Approaches to Improve the Competitiveness of the U.S. Business Tax System for the 21st Century

A Summary

Approach 1:  Replacing the Business Income Tax System with a Business Activity Tax (BAT)

  • The BAT tax base would be gross receipts from sales of goods and services minus purchases of goods and services (including purchases of capital items) from other businesses.
  • Wages and other forms of employee compensation (such as fringe benefits) would not be deductible.
  • Interest would be removed from the tax base -- it would neither be included in income nor deductible.
  • Individual level taxes on dividends and capital gains would be retained.  Interest income received by individuals would be taxed at the current 15 percent dividends and capital gains rates.
  • This approach is estimated to improve economic performance, ultimately increasing the size of the economy by roughly 2.0 percent to 2.5 percent.
  • This kind of reform would have various implementation and administrative issues. 
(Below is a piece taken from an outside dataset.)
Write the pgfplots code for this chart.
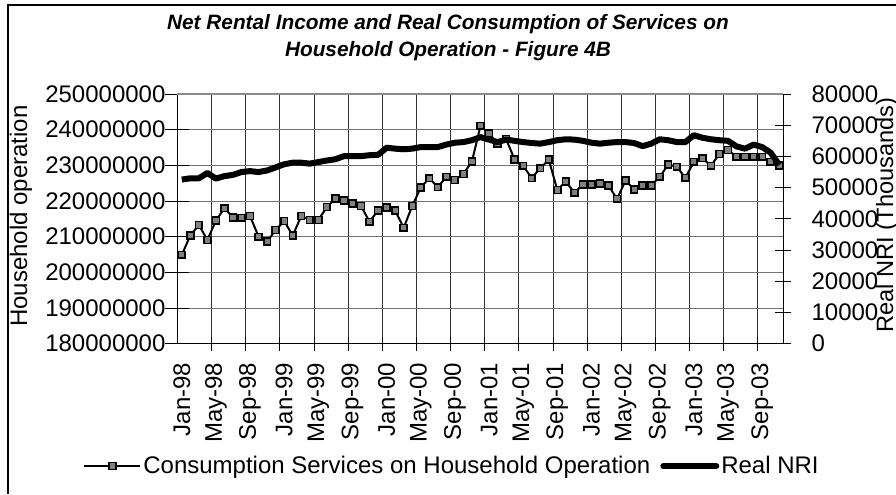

Approach 2:  Broadening the Business Tax Base and Lowering the Statutory Tax Rate/Providing Expensing

  • Broadening the business tax base by eliminating all special provisions would allow:
       The top federal business tax rate to be lowered to 28 percent.
             If accelerated depreciation is retained, the rate would drop only to 31 percent
      Alternatively, acquisitions of new investment could be partially expensed (35% could be written off immediately).
      Treasury analyses show that the revenue-neutral rate reduction provides little economic impact, and expensing would provide benefits only to certain industries.
  • More significant benefits to the economy and U.S. competitiveness might be achieved through a substantially lower business tax rate (e.g., 20 percent) or greater expensing (e.g., 65 percent).
       Such a reduction would require non-revenue neutral reform of the business tax system.
  • The present U.S. international tax system may result in a competitive disadvantage for U.S. companies competing with foreign-based companies.
  • The present international tax system distorts economic behavior by:
            Discouraging repatriation of foreign earnings; and
            Encouraging significant tax planning.

Approach 3:  Specific Areas of our Current Business Tax System That Could be Addressed

  • Multiple taxation of corporate profits
            Corporate capital gains and dividends received deduction
  • Tax bias favoring debt finance
  • Taxation of international income
  • Treatment of losses
  • Book-tax conformity
  • Other areas to improve tax administration

NOTE: The approaches presented in this study are not intended to be all inclusive and do not favor one approach over another.